Pro: No Single Point of Failure
When the consumer group contains more than one consumer, a single-partition topic guarantees, that in case of consumer failure another one from the group will replace it. In other words, even without processing scalability, it enables us to avoid a Single Point of Failure.
Of course, this property comes at the price of ineffective resource utilization. As already pointed out, the remaining N-1 consumers (within a group of size N) remain idle for most of the time. That’s why a group size for such a case should be picked as an advised trade-off between fault tolerance and resource availability.
Single-partition topics usage tips
- In order to maximize the processing throughput, consider implementing a dedicated single-partition topic consumer, that does not process anything else. As a rule of thumb, just avoid any time-consuming processing there.
- When a single-partition topic’s consumer (single) writes to its own (exclusive) DB or any data store, most probably there is no need to use locking or any other concurrency control solution. Things like lowering the transaction isolation level may be interesting optimizations in such a case.
- Before selecting this pattern for usage, make sure that partitioning the messages within this topic is not an option for you.
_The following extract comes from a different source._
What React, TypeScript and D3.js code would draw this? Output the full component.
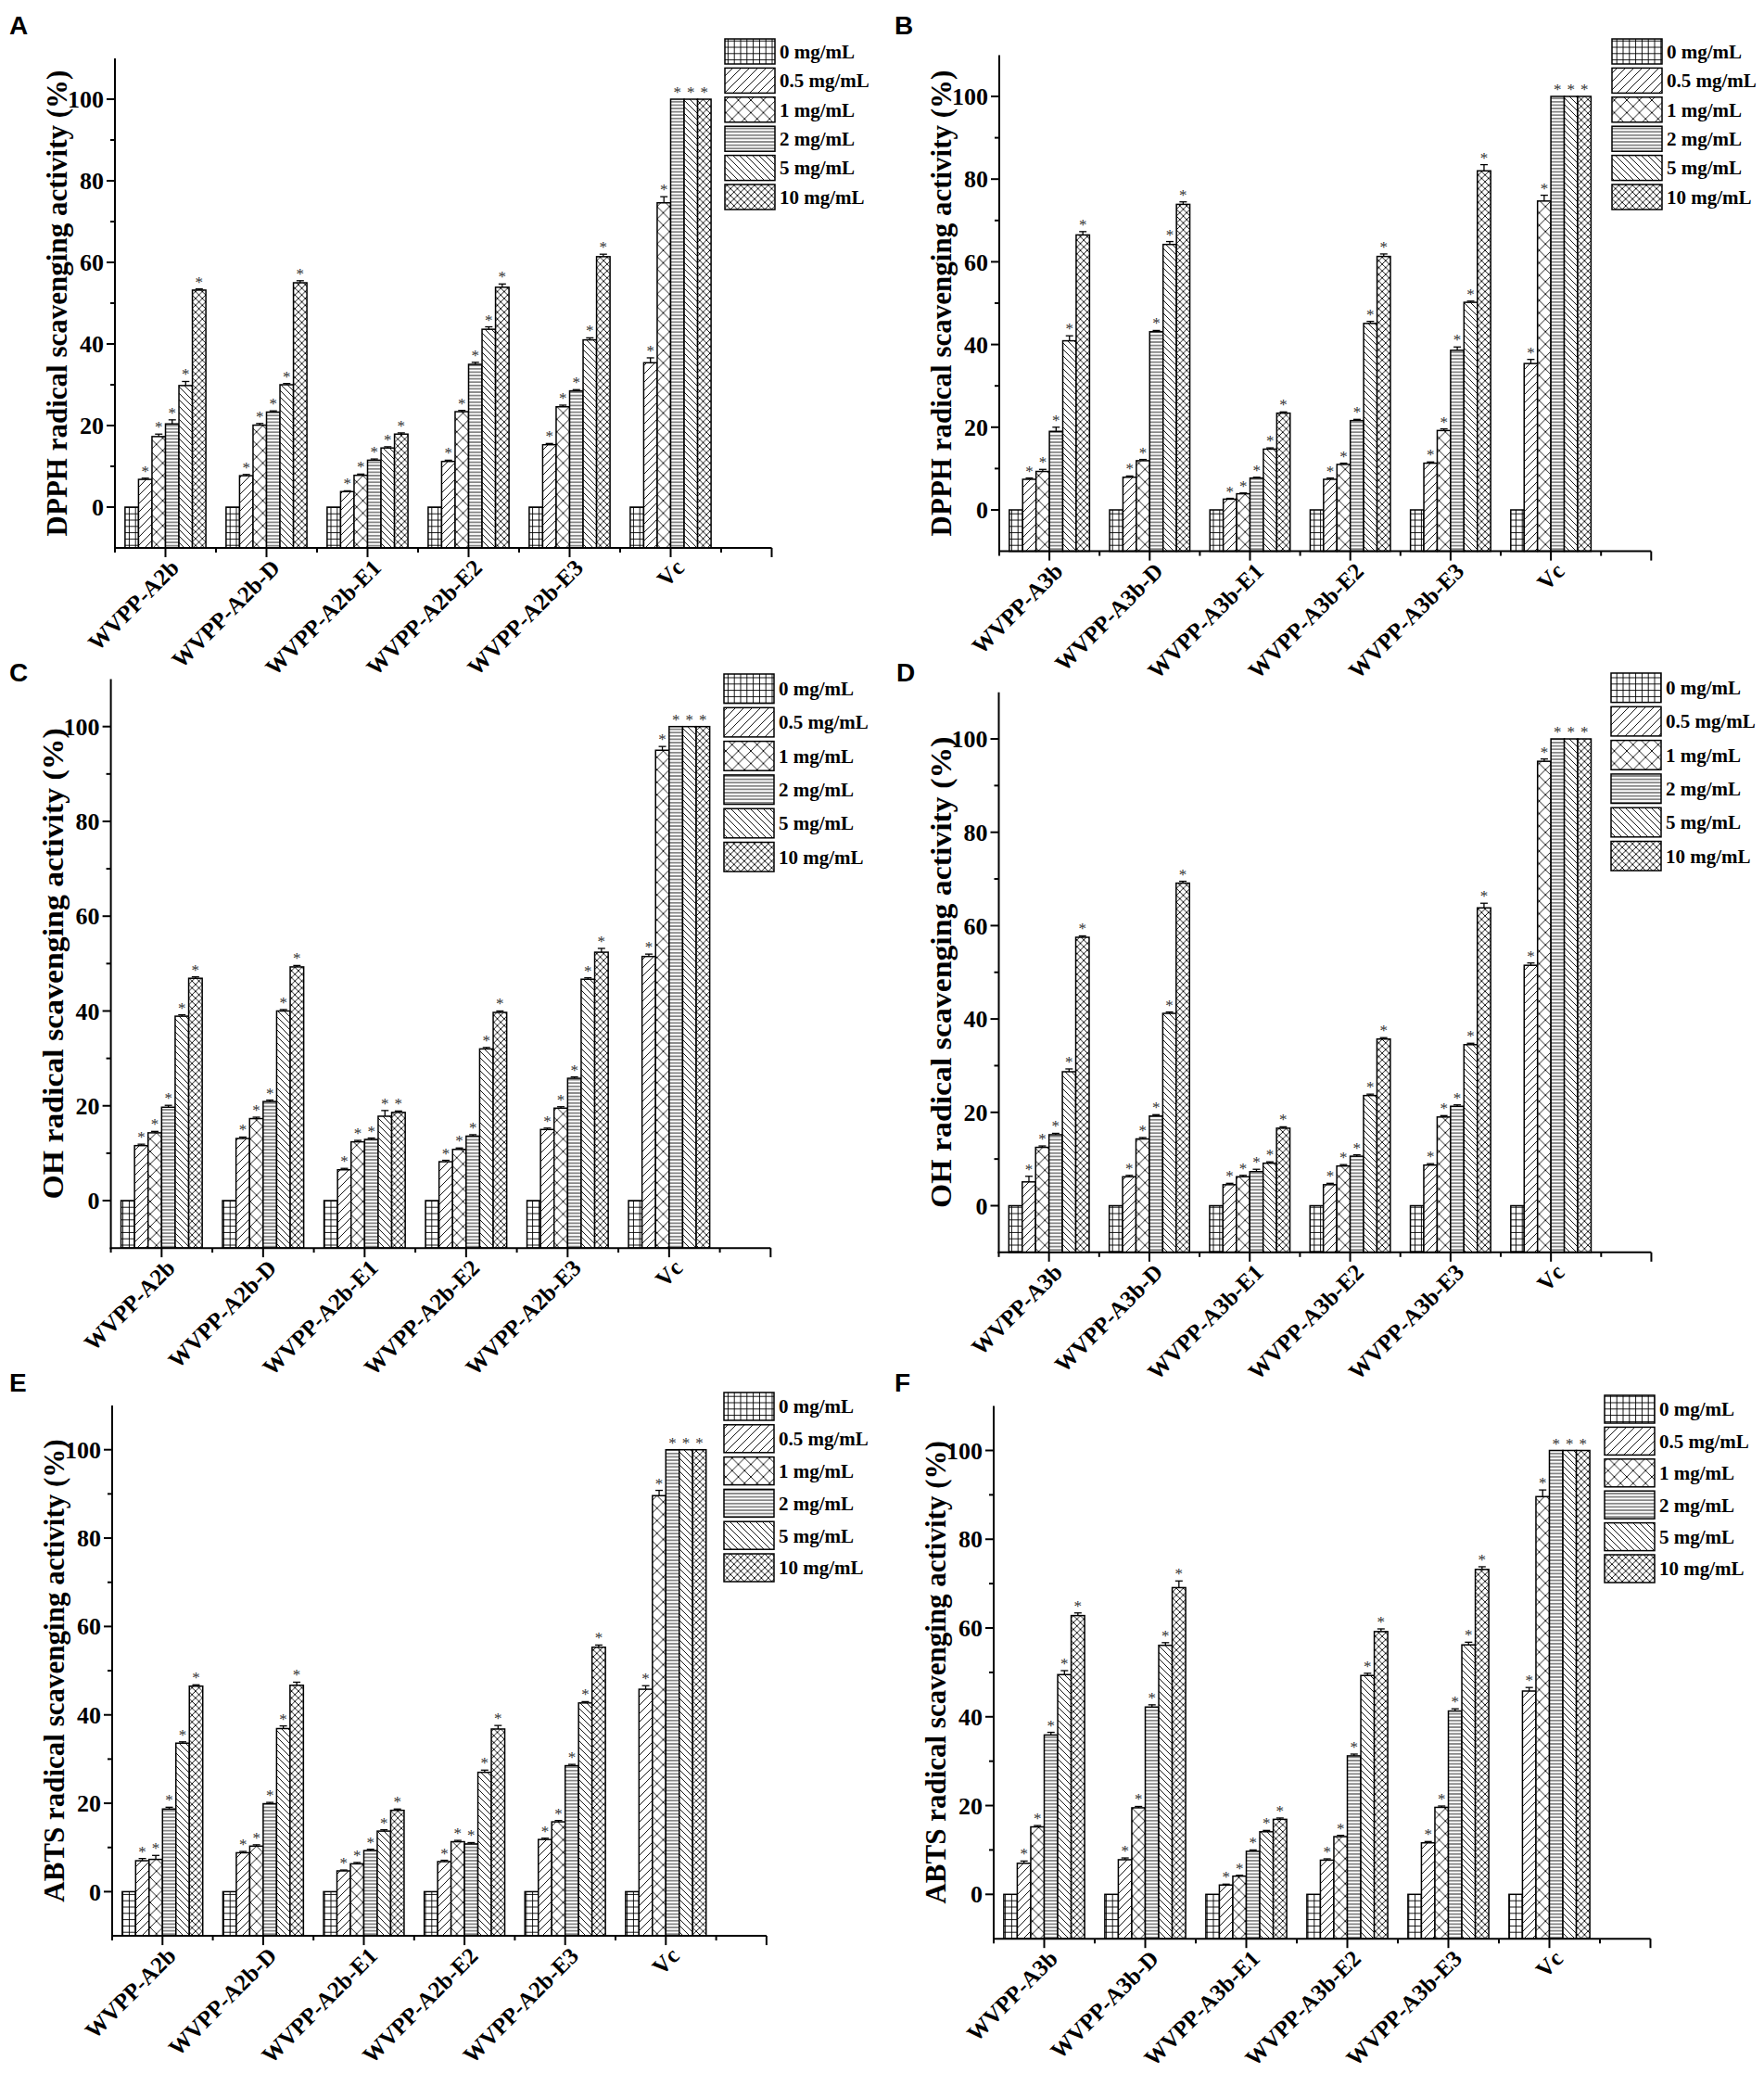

Since this approach plays somehow against Kafka’s capabilities just use it judiciously.
Despite the number of described limitations, the single-partition Kafka topic could be a very handy solution (in specific scenarios) for some complex problems of the distributed world, including sequential processing or leader election. As one of its most natural use cases, state-based scheduling could be considered. However, due to its scalability limitations, single-partition topic should definitely not be the pattern of the first choice - it’s enough to keep in mind, that this approach is available in our Kafka toolbox.